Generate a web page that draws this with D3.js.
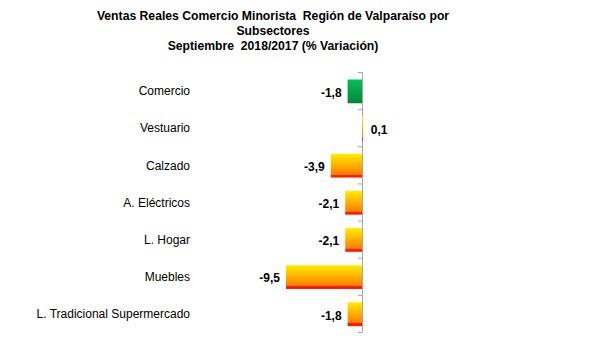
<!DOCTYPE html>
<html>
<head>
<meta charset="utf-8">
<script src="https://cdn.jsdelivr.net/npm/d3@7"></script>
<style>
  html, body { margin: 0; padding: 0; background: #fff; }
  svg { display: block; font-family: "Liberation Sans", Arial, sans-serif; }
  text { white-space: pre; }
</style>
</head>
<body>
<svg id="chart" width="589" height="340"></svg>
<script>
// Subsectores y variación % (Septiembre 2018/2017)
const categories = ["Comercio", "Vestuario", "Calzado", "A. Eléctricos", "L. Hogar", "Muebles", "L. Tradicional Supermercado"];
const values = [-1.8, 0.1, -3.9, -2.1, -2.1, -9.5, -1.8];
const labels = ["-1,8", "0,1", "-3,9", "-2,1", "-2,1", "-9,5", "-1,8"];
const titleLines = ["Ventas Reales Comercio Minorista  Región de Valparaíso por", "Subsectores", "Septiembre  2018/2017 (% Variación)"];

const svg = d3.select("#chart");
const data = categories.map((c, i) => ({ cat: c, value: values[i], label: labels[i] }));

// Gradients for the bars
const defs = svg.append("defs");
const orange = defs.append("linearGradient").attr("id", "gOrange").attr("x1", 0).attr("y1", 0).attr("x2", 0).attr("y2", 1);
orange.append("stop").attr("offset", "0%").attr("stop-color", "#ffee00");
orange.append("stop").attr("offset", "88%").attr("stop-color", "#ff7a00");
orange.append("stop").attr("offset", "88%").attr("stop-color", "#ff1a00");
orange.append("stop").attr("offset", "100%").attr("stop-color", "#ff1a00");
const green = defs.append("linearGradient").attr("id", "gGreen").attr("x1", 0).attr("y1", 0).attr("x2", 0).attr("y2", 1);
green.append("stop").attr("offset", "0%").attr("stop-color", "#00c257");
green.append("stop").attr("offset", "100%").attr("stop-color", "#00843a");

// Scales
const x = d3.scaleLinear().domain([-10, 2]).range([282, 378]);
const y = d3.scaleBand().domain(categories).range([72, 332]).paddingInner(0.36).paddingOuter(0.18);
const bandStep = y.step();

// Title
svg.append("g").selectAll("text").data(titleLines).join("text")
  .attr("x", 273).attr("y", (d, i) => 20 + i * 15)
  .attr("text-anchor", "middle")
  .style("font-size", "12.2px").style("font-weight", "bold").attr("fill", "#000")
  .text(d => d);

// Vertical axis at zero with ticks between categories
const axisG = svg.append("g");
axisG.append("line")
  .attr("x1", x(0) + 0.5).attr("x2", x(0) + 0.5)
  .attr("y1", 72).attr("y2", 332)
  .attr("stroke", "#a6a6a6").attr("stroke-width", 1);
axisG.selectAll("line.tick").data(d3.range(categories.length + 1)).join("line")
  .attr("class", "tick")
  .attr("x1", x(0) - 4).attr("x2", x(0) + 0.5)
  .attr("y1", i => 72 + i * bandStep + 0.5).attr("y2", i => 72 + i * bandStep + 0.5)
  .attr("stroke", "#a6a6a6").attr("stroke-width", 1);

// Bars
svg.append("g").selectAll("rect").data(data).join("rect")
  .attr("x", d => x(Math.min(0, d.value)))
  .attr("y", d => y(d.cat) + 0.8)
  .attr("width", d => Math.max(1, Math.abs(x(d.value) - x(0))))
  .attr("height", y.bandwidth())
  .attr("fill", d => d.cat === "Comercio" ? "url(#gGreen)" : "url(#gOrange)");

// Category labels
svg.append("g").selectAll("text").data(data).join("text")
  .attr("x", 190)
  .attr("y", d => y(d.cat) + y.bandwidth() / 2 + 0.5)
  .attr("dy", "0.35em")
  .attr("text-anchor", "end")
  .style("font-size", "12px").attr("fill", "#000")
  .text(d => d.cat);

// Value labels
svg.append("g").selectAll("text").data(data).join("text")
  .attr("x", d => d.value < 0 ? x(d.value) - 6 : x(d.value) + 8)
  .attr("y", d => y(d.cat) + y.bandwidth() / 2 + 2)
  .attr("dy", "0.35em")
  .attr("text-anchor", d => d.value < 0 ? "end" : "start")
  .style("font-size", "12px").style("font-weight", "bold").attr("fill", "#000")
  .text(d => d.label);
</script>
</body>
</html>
====
**EXERCISE DESCRIPTION**
Copy out every line of the material above exactly, skipping the pictures.

**OUTPUT**
Generate a web page that draws this with D3.js.
<!DOCTYPE html>
<html>
<head>
<meta charset="utf-8">
<script src="https://cdn.jsdelivr.net/npm/d3@7"></script>
<style>
  html, body { margin: 0; padding: 0; background: #fff; }
  svg { display: block; font-family: "Liberation Sans", Arial, sans-serif; }
  text { white-space: pre; }
</style>
</head>
<body>
<svg id="chart" width="589" height="340"></svg>
<script>
// Subsectores y variación % (Septiembre 2018/2017)
const categories = ["Comercio", "Vestuario", "Calzado", "A. Eléctricos", "L. Hogar", "Muebles", "L. Tradicional Supermercado"];
const values = [-1.8, 0.1, -3.9, -2.1, -2.1, -9.5, -1.8];
const labels = ["-1,8", "0,1", "-3,9", "-2,1", "-2,1", "-9,5", "-1,8"];
const titleLines = ["Ventas Reales Comercio Minorista  Región de Valparaíso por", "Subsectores", "Septiembre  2018/2017 (% Variación)"];

const svg = d3.select("#chart");
const data = categories.map((c, i) => ({ cat: c, value: values[i], label: labels[i] }));

// Gradients for the bars
const defs = svg.append("defs");
const orange = defs.append("linearGradient").attr("id", "gOrange").attr("x1", 0).attr("y1", 0).attr("x2", 0).attr("y2", 1);
orange.append("stop").attr("offset", "0%").attr("stop-color", "#ffee00");
orange.append("stop").attr("offset", "88%").attr("stop-color", "#ff7a00");
orange.append("stop").attr("offset", "88%").attr("stop-color", "#ff1a00");
orange.append("stop").attr("offset", "100%").attr("stop-color", "#ff1a00");
const green = defs.append("linearGradient").attr("id", "gGreen").attr("x1", 0).attr("y1", 0).attr("x2", 0).attr("y2", 1);
green.append("stop").attr("offset", "0%").attr("stop-color", "#00c257");
green.append("stop").attr("offset", "100%").attr("stop-color", "#00843a");

// Scales
const x = d3.scaleLinear().domain([-10, 2]).range([282, 378]);
const y = d3.scaleBand().domain(categories).range([72, 332]).paddingInner(0.36).paddingOuter(0.18);
const bandStep = y.step();

// Title
svg.append("g").selectAll("text").data(titleLines).join("text")
  .attr("x", 273).attr("y", (d, i) => 20 + i * 15)
  .attr("text-anchor", "middle")
  .style("font-size", "12.2px").style("font-weight", "bold").attr("fill", "#000")
  .text(d => d);

// Vertical axis at zero with ticks between categories
const axisG = svg.append("g");
axisG.append("line")
  .attr("x1", x(0) + 0.5).attr("x2", x(0) + 0.5)
  .attr("y1", 72).attr("y2", 332)
  .attr("stroke", "#a6a6a6").attr("stroke-width", 1);
axisG.selectAll("line.tick").data(d3.range(categories.length + 1)).join("line")
  .attr("class", "tick")
  .attr("x1", x(0) - 4).attr("x2", x(0) + 0.5)
  .attr("y1", i => 72 + i * bandStep + 0.5).attr("y2", i => 72 + i * bandStep + 0.5)
  .attr("stroke", "#a6a6a6").attr("stroke-width", 1);

// Bars
svg.append("g").selectAll("rect").data(data).join("rect")
  .attr("x", d => x(Math.min(0, d.value)))
  .attr("y", d => y(d.cat) + 0.8)
  .attr("width", d => Math.max(1, Math.abs(x(d.value) - x(0))))
  .attr("height", y.bandwidth())
  .attr("fill", d => d.cat === "Comercio" ? "url(#gGreen)" : "url(#gOrange)");

// Category labels
svg.append("g").selectAll("text").data(data).join("text")
  .attr("x", 190)
  .attr("y", d => y(d.cat) + y.bandwidth() / 2 + 0.5)
  .attr("dy", "0.35em")
  .attr("text-anchor", "end")
  .style("font-size", "12px").attr("fill", "#000")
  .text(d => d.cat);

// Value labels
svg.append("g").selectAll("text").data(data).join("text")
  .attr("x", d => d.value < 0 ? x(d.value) - 6 : x(d.value) + 8)
  .attr("y", d => y(d.cat) + y.bandwidth() / 2 + 2)
  .attr("dy", "0.35em")
  .attr("text-anchor", d => d.value < 0 ? "end" : "start")
  .style("font-size", "12px").style("font-weight", "bold").attr("fill", "#000")
  .text(d => d.label);
</script>
</body>
</html>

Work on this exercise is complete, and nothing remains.